start
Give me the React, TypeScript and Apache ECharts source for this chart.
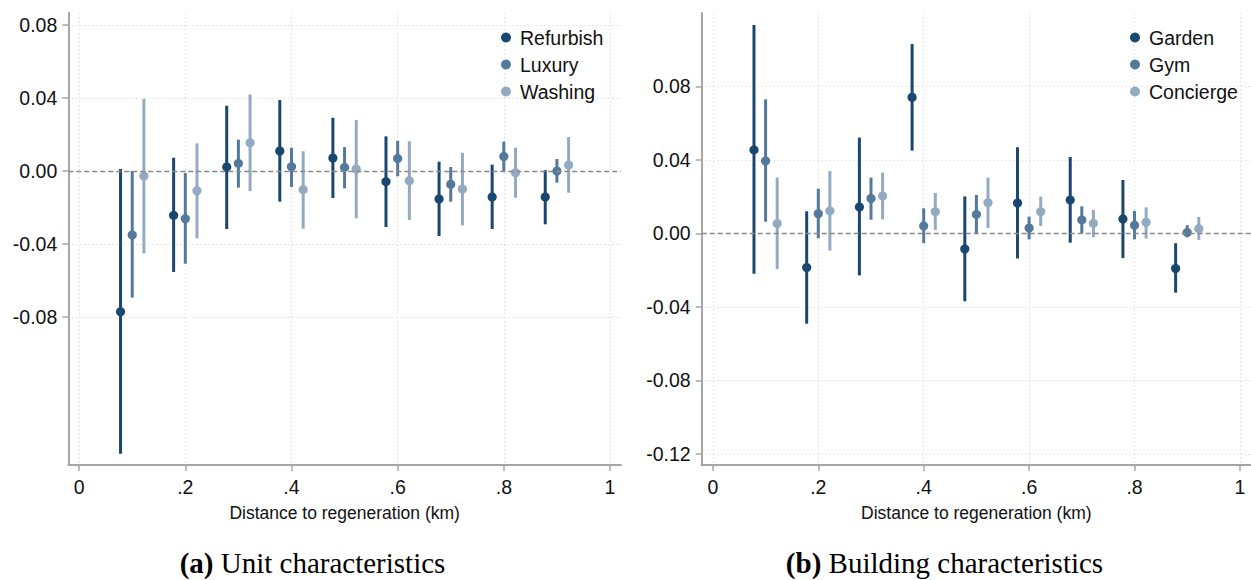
import { useEffect, useRef } from "react";
import * as echarts from "echarts";

// distance bins (km) and the small horizontal offset of each series within a bin
const binCenters = [0.1, 0.2, 0.3, 0.4, 0.5, 0.6, 0.7, 0.8, 0.9];
const seriesOffsets = [-0.022, 0, 0.022];

// (a) unit characteristics
const refurbishEst = [-0.0771, -0.0243, 0.0022, 0.011, 0.0071, -0.0058, -0.0153, -0.0142, -0.0142];
const refurbishLo = [-0.155, -0.0553, -0.0318, -0.0168, -0.0148, -0.0307, -0.0356, -0.0318, -0.0292];
const refurbishHi = [0.0011, 0.0073, 0.0358, 0.0389, 0.0292, 0.019, 0.0051, 0.0035, 0.0005];

const luxuryEst = [-0.035, -0.0261, 0.0042, 0.0024, 0.002, 0.0069, -0.0073, 0.008, 0.0];
const luxuryLo = [-0.0694, -0.0508, -0.0091, -0.0088, -0.0095, -0.0029, -0.0168, 0.0, -0.0064];
const luxuryHi = [0.0, -0.0011, 0.0172, 0.0128, 0.0131, 0.0166, 0.0022, 0.0161, 0.0066];

const washingEst = [-0.0027, -0.0108, 0.0155, -0.0102, 0.0011, -0.0053, -0.0099, -0.0009, 0.0033];
const washingLo = [-0.0451, -0.0369, -0.011, -0.0316, -0.0259, -0.0268, -0.0298, -0.0146, -0.0119];
const washingHi = [0.0396, 0.0152, 0.042, 0.0108, 0.0279, 0.0163, 0.01, 0.0128, 0.0186];

// (b) building characteristics
const gardenEst = [0.0454, -0.0186, 0.0143, 0.074, -0.0085, 0.0165, 0.0181, 0.0078, -0.0191];
const gardenLo = [-0.022, -0.0492, -0.0229, 0.045, -0.037, -0.0137, -0.0051, -0.0135, -0.0323];
const gardenHi = [0.1134, 0.012, 0.0521, 0.103, 0.0201, 0.0468, 0.0415, 0.029, -0.0054];

const gymEst = [0.0394, 0.0107, 0.019, 0.004, 0.0103, 0.0029, 0.0073, 0.0044, 0.0005];
const gymLo = [0.0063, -0.0027, 0.0074, -0.0054, 0.0, -0.0033, 0.0, -0.0033, -0.0022];
const gymHi = [0.0729, 0.0243, 0.0303, 0.0136, 0.0209, 0.0091, 0.0147, 0.0122, 0.0044];

const conciergeEst = [0.0053, 0.0122, 0.0203, 0.0118, 0.0167, 0.0118, 0.0054, 0.006, 0.0025];
const conciergeLo = [-0.0195, -0.0094, 0.0076, 0.0018, 0.0029, 0.004, -0.0022, -0.0029, -0.0036];
const conciergeHi = [0.0303, 0.0339, 0.033, 0.022, 0.0303, 0.02, 0.0127, 0.0141, 0.0089];

const xTicks = [0, 0.2, 0.4, 0.6, 0.8, 1];
const yTicksLeft = [-0.08, -0.04, 0, 0.04, 0.08];
const yTicksRight = [-0.12, -0.08, -0.04, 0, 0.04, 0.08];

const colors = ["#1a476f", "#55799b", "#93abc1"];
const sans = "Liberation Sans, Arial, sans-serif";
const serif = "Liberation Serif, Times New Roman, serif";

const toRows = (k: number, est: number[], lo: number[], hi: number[]) =>
  binCenters.map((c, i) => [c + seriesOffsets[k], lo[i], hi[i], est[i]]);

const ciSeries = (name: string, k: number, grid: number, est: number[], lo: number[], hi: number[]) => ({
  name,
  type: "custom",
  xAxisIndex: grid,
  yAxisIndex: grid,
  itemStyle: { color: colors[k] },
  encode: { x: 0, y: [1, 2, 3] },
  data: toRows(k, est, lo, hi),
  renderItem: (_params: any, api: any) => {
    const x = api.value(0);
    const a = api.coord([x, api.value(1)]);
    const b = api.coord([x, api.value(2)]);
    const p = api.coord([x, api.value(3)]);
    return {
      type: "group",
      children: [
        {
          type: "line",
          shape: { x1: a[0], y1: a[1], x2: b[0], y2: b[1] },
          style: { stroke: colors[k], lineWidth: 3 },
        },
        {
          type: "circle",
          shape: { cx: p[0], cy: p[1], r: 4.6 },
          style: { fill: colors[k] },
        },
      ],
    };
  },
  ...(k === 0
    ? {
        markLine: {
          silent: true,
          symbol: "none",
          label: { show: false },
          lineStyle: { color: "#8a8a8a", type: [5, 3], width: 1.3 },
          data: [{ yAxis: 0 }],
        },
      }
    : {}),
});

const xAxisFor = (grid: number, min: number, max: number) => ({
  type: "value",
  gridIndex: grid,
  min,
  max,
  name: "Distance to regeneration (km)",
  nameLocation: "middle",
  nameGap: 39,
  nameTextStyle: { fontFamily: sans, fontSize: 17.5, color: "#111" },
  axisLine: { show: true, onZero: false, lineStyle: { color: "#a6a6a6", width: 2 } },
  axisTick: { show: true, length: 6, customValues: xTicks, lineStyle: { color: "#a6a6a6", width: 1.5 } },
  axisLabel: {
    customValues: xTicks,
    margin: 12,
    fontFamily: sans,
    fontSize: 19.5,
    color: "#111",
    formatter: (v: number) => (v === 0 ? "0" : v === 1 ? "1" : String(Math.round(v * 10) / 10).replace("0.", ".")),
  },
  splitLine: { show: true, lineStyle: { color: "#d3d3d3", type: [1, 3], width: 1 } },
});

const yAxisFor = (grid: number, min: number, max: number, ticks: number[]) => ({
  type: "value",
  gridIndex: grid,
  min,
  max,
  axisLine: { show: true, onZero: false, lineStyle: { color: "#a6a6a6", width: 2 } },
  axisTick: { show: true, length: 6, customValues: ticks, lineStyle: { color: "#a6a6a6", width: 1.5 } },
  axisLabel: {
    customValues: ticks,
    margin: 11,
    fontFamily: sans,
    fontSize: 19.5,
    color: "#111",
    formatter: (v: number) => v.toFixed(2),
  },
  splitLine: { show: true, lineStyle: { color: "#d3d3d3", type: [1, 3], width: 1 } },
});

const legendFor = (left: number, names: string[]) => ({
  orient: "vertical",
  left,
  top: 22,
  itemWidth: 18,
  itemHeight: 10,
  itemGap: 6,
  icon: "circle",
  textStyle: { fontFamily: sans, fontSize: 19.5, color: "#111", lineHeight: 21 },
  data: names,
});

const caption = (x: number, label: string, rest: string) => ({
  type: "text",
  x,
  y: 563,
  style: {
    text: `{b|${label}} ${rest}`,
    align: "center",
    verticalAlign: "middle",
    fontFamily: serif,
    fontSize: 29,
    fill: "#000",
    rich: { b: { fontFamily: serif, fontSize: 29, fontWeight: "bold", fill: "#000" } },
  },
});

const App = () => {
  const chartRef = useRef<HTMLDivElement>(null);

  useEffect(() => {
    if (!chartRef.current) return;
    const chart = echarts.init(chartRef.current, null, { renderer: "svg" });
    chart.setOption({
      animation: false,
      backgroundColor: "#fff",
      grid: [
        { left: 68.3, top: 13, width: 552.7, height: 452 },
        { left: 701.7, top: 13, width: 555, height: 452 },
      ],
      xAxis: [xAxisFor(0, -0.0204, 1.0207), xAxisFor(1, -0.0212, 1.021)],
      yAxis: [
        yAxisFor(0, -0.1611, 0.0866, yTicksLeft),
        yAxisFor(1, -0.1261, 0.1199, yTicksRight),
      ],
      legend: [
        legendFor(496, ["Refurbish", "Luxury", "Washing"]),
        legendFor(1125, ["Garden", "Gym", "Concierge"]),
      ],
      series: [
        ciSeries("Refurbish", 0, 0, refurbishEst, refurbishLo, refurbishHi),
        ciSeries("Luxury", 1, 0, luxuryEst, luxuryLo, luxuryHi),
        ciSeries("Washing", 2, 0, washingEst, washingLo, washingHi),
        ciSeries("Garden", 0, 1, gardenEst, gardenLo, gardenHi),
        ciSeries("Gym", 1, 1, gymEst, gymLo, gymHi),
        ciSeries("Concierge", 2, 1, conciergeEst, conciergeLo, conciergeHi),
      ],
      graphic: [
        caption(312.5, "(a)", "Unit characteristics"),
        caption(944.5, "(b)", "Building characteristics"),
      ],
    });
    return () => {
      chart.dispose();
    };
  }, []);

  return (
    <div
      ref={chartRef}
      style={{ position: "absolute", left: 0, top: 0, width: "1251px", height: "580px" }}
    ></div>
  );
};

export default App;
end
**Short task:** Begin at the top of the material above and output each line exactly, stopping after the line that holds "0.0022, 0.0161, 0.0066];". Leave out pictures.

**Task output:**
Give me the React, TypeScript and Apache ECharts source for this chart.
import { useEffect, useRef } from "react";
import * as echarts from "echarts";

// distance bins (km) and the small horizontal offset of each series within a bin
const binCenters = [0.1, 0.2, 0.3, 0.4, 0.5, 0.6, 0.7, 0.8, 0.9];
const seriesOffsets = [-0.022, 0, 0.022];

// (a) unit characteristics
const refurbishEst = [-0.0771, -0.0243, 0.0022, 0.011, 0.0071, -0.0058, -0.0153, -0.0142, -0.0142];
const refurbishLo = [-0.155, -0.0553, -0.0318, -0.0168, -0.0148, -0.0307, -0.0356, -0.0318, -0.0292];
const refurbishHi = [0.0011, 0.0073, 0.0358, 0.0389, 0.0292, 0.019, 0.0051, 0.0035, 0.0005];

const luxuryEst = [-0.035, -0.0261, 0.0042, 0.0024, 0.002, 0.0069, -0.0073, 0.008, 0.0];
const luxuryLo = [-0.0694, -0.0508, -0.0091, -0.0088, -0.0095, -0.0029, -0.0168, 0.0, -0.0064];
const luxuryHi = [0.0, -0.0011, 0.0172, 0.0128, 0.0131, 0.0166, 0.0022, 0.0161, 0.0066];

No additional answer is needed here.